SUPPLIED ENTRIES —
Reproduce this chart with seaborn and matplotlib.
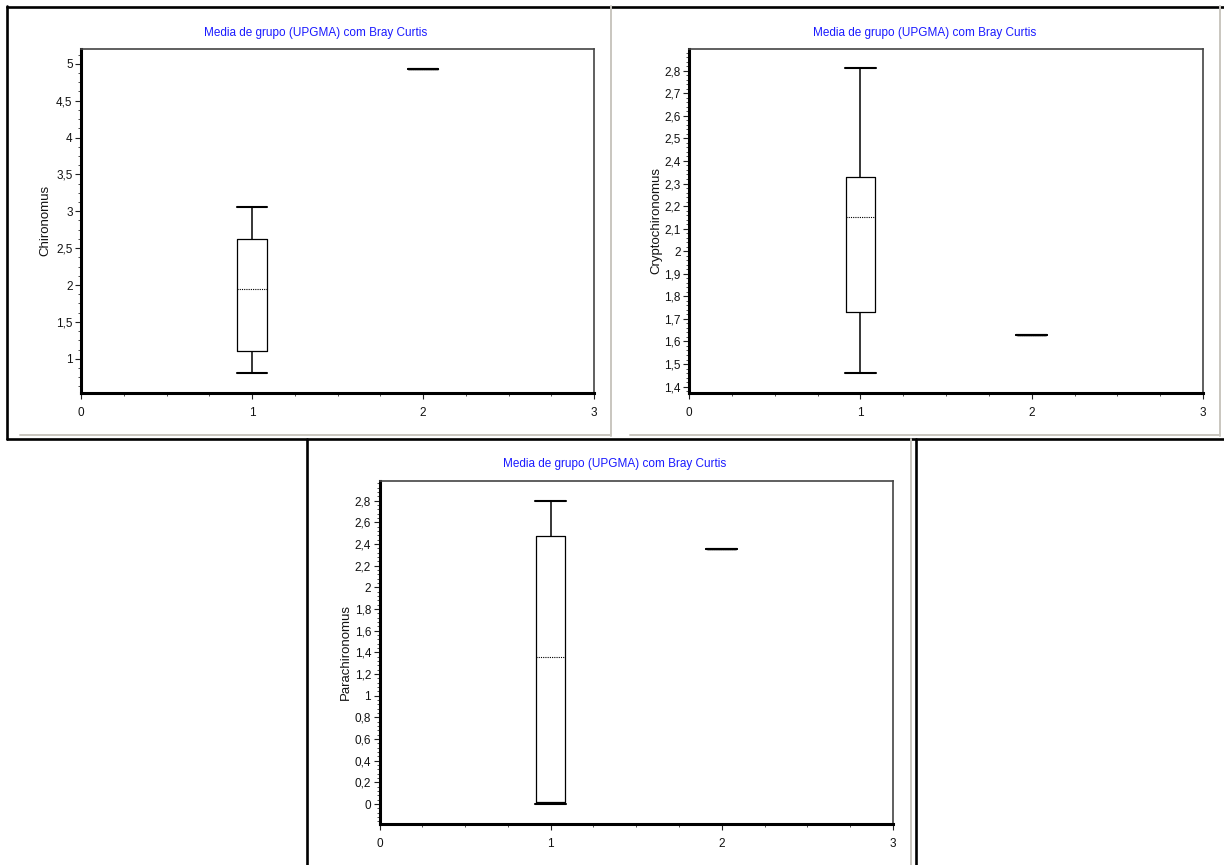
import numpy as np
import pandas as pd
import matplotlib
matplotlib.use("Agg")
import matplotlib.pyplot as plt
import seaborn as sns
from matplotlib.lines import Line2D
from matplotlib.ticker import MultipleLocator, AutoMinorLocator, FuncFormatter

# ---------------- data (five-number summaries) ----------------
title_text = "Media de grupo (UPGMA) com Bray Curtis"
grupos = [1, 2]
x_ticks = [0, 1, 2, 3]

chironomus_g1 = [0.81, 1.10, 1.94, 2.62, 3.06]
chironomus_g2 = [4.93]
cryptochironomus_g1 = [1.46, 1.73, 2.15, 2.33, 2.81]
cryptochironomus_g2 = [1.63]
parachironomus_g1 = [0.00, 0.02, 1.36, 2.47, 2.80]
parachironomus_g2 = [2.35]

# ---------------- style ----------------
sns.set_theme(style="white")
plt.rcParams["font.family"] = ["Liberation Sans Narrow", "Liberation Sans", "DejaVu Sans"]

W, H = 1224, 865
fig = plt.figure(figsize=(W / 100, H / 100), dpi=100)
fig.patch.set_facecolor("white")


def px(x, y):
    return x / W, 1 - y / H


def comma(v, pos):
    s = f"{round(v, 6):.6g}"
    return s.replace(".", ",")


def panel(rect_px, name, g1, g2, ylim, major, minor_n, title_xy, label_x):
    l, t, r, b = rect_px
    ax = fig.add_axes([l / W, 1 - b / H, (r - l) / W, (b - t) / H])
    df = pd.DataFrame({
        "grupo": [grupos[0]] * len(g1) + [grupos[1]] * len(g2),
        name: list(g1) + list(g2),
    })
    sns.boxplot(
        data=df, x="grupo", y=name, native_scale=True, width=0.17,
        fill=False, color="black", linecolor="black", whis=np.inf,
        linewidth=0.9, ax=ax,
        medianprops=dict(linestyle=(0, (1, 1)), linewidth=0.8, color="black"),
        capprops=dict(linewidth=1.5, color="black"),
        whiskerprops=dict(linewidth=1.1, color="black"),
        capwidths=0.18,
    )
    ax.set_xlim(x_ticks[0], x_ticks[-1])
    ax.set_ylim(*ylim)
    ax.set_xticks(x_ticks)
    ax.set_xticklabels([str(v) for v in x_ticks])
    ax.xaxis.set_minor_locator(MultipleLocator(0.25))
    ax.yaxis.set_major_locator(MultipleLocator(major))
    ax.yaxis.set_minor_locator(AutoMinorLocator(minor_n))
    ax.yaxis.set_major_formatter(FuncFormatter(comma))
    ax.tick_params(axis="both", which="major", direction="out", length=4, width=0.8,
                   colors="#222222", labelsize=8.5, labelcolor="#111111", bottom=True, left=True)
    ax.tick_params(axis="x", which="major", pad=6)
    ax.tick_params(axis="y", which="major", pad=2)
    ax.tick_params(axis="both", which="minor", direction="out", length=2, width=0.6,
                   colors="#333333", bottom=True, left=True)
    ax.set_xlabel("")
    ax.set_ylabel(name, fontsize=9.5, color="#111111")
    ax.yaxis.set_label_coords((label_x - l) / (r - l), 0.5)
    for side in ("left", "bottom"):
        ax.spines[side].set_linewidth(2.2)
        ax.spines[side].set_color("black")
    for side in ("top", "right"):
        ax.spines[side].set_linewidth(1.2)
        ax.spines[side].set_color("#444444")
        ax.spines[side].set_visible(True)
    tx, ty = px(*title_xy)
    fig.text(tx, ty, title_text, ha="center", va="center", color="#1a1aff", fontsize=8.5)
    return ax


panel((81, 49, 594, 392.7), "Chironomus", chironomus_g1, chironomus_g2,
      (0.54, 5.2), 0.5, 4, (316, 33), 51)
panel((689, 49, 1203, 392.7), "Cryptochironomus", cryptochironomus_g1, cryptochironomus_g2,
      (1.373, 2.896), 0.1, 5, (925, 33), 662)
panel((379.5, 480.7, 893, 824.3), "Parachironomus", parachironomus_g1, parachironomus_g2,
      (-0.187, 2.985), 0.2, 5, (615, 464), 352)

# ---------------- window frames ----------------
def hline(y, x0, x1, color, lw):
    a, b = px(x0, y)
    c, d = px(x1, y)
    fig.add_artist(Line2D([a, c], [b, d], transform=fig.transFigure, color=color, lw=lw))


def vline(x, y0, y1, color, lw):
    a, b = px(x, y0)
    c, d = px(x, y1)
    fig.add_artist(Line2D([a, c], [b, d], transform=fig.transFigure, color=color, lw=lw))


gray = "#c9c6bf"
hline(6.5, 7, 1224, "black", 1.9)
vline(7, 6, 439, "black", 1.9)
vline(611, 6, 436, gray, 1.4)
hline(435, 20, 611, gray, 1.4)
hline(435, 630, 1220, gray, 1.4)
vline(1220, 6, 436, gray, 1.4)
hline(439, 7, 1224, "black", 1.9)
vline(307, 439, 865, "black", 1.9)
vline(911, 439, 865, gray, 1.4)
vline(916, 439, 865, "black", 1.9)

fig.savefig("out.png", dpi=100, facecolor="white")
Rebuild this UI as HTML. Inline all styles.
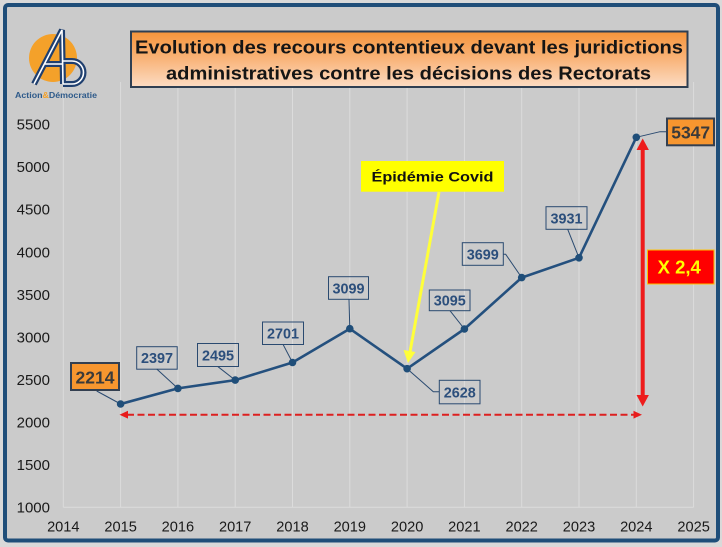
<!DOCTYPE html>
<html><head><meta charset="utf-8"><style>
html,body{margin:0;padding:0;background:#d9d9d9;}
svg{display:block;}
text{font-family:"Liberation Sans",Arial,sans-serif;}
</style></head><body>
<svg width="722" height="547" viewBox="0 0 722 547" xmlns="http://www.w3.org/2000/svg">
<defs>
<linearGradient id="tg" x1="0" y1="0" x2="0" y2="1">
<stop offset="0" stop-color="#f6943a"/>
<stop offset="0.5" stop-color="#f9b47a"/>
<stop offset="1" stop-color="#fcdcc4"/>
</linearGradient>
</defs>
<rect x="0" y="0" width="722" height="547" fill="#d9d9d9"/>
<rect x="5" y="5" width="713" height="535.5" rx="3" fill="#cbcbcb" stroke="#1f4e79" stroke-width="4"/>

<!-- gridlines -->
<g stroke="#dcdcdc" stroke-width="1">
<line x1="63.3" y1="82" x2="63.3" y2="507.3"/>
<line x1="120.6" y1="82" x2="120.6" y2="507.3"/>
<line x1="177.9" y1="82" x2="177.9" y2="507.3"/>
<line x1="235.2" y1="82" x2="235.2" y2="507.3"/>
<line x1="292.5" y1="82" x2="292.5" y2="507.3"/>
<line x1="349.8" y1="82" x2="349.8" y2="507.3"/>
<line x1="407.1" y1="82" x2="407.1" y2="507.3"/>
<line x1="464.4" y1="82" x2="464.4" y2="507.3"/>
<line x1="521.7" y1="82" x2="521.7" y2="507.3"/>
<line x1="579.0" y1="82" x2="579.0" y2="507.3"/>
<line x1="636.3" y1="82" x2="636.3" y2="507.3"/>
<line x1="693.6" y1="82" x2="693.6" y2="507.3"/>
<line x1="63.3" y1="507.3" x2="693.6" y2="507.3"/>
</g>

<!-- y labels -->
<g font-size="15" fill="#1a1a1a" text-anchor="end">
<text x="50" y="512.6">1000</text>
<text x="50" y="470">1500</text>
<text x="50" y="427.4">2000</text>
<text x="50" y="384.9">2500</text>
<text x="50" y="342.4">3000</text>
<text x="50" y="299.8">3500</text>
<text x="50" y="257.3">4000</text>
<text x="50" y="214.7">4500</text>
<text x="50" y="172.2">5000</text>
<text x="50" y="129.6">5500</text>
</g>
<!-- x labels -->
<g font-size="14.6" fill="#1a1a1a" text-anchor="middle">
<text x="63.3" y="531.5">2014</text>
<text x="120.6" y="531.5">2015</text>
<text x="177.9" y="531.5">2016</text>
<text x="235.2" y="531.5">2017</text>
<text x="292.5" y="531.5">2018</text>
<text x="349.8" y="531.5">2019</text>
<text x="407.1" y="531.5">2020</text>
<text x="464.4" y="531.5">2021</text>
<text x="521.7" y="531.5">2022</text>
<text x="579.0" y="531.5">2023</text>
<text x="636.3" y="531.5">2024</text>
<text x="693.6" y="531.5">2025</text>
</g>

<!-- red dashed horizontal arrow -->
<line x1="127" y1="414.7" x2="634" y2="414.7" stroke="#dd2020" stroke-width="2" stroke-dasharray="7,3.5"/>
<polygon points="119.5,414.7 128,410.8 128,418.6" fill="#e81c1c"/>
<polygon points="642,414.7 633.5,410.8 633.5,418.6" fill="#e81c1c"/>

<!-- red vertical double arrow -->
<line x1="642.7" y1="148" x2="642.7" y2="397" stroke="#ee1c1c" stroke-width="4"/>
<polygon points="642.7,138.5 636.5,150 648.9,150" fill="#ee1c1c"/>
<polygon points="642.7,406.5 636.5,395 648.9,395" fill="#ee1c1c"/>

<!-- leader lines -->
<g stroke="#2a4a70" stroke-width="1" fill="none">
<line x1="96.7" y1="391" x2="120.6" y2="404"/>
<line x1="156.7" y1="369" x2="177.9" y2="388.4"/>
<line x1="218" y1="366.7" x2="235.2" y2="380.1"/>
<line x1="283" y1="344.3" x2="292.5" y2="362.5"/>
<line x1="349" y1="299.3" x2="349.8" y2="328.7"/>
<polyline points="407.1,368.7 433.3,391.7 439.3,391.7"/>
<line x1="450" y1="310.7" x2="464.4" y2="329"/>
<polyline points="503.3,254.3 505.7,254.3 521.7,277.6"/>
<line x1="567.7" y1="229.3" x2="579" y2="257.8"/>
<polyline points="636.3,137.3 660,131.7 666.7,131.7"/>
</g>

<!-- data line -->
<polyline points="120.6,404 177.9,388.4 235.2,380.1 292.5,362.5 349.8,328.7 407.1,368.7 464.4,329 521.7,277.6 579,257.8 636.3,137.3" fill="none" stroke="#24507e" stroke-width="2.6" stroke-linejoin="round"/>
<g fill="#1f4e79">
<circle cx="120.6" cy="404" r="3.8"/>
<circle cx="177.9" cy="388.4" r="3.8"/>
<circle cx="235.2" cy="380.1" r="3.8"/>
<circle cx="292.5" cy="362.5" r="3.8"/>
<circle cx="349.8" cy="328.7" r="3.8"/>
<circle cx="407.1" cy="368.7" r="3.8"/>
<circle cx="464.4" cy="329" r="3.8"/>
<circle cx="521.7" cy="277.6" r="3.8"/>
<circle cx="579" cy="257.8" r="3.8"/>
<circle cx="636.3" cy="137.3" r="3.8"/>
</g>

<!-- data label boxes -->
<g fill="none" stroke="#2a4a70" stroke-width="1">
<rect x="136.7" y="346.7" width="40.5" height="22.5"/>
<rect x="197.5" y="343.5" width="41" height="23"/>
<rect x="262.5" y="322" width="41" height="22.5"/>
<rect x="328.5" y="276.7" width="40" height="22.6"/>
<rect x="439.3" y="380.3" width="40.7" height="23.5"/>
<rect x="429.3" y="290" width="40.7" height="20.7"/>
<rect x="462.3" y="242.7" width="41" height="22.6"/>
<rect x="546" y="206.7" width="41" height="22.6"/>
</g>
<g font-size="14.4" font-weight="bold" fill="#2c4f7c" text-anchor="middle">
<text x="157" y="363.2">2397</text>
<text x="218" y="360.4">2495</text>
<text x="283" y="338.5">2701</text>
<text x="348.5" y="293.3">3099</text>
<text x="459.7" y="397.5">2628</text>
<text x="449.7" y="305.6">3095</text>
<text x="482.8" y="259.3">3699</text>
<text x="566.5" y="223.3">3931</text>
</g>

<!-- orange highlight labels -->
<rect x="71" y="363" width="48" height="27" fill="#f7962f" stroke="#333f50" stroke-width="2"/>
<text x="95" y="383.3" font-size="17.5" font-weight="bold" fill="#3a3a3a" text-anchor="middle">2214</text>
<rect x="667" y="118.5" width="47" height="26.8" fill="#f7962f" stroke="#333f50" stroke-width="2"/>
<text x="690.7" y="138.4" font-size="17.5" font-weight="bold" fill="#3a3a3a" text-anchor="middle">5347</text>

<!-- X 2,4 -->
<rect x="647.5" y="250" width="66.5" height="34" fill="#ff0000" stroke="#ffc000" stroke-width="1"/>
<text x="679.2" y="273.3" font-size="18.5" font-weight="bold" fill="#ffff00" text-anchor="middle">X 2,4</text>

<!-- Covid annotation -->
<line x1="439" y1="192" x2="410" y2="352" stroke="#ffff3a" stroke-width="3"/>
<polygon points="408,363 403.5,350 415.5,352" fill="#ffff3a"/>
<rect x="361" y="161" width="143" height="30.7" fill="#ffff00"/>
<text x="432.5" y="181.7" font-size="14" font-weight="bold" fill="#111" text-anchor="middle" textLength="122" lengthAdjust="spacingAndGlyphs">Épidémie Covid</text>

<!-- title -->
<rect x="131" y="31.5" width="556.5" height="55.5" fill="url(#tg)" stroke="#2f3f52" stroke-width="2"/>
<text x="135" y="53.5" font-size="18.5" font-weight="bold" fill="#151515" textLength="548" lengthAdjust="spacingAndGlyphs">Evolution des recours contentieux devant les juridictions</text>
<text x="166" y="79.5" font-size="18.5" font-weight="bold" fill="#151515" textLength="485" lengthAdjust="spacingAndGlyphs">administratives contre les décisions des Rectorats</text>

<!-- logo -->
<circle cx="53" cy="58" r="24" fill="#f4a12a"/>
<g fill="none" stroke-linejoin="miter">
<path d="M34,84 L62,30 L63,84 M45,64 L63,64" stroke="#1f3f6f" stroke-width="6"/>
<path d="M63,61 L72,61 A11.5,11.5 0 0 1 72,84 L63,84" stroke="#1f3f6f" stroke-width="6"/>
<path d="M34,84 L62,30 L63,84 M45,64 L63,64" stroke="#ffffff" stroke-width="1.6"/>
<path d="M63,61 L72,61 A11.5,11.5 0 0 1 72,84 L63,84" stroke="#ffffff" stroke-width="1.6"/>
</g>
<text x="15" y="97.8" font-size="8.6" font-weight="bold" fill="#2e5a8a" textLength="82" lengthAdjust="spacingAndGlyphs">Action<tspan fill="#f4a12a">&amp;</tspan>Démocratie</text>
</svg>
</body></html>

WHAT IS ASKED — From the opening line of the entries above to the line containing "parachironomus_g2 = [2.35]", please transcribe each line exactly, skipping every picture.

SOLUTION TO THE PROBLEM —
Reproduce this chart with seaborn and matplotlib.
import numpy as np
import pandas as pd
import matplotlib
matplotlib.use("Agg")
import matplotlib.pyplot as plt
import seaborn as sns
from matplotlib.lines import Line2D
from matplotlib.ticker import MultipleLocator, AutoMinorLocator, FuncFormatter

# ---------------- data (five-number summaries) ----------------
title_text = "Media de grupo (UPGMA) com Bray Curtis"
grupos = [1, 2]
x_ticks = [0, 1, 2, 3]

chironomus_g1 = [0.81, 1.10, 1.94, 2.62, 3.06]
chironomus_g2 = [4.93]
cryptochironomus_g1 = [1.46, 1.73, 2.15, 2.33, 2.81]
cryptochironomus_g2 = [1.63]
parachironomus_g1 = [0.00, 0.02, 1.36, 2.47, 2.80]
parachironomus_g2 = [2.35]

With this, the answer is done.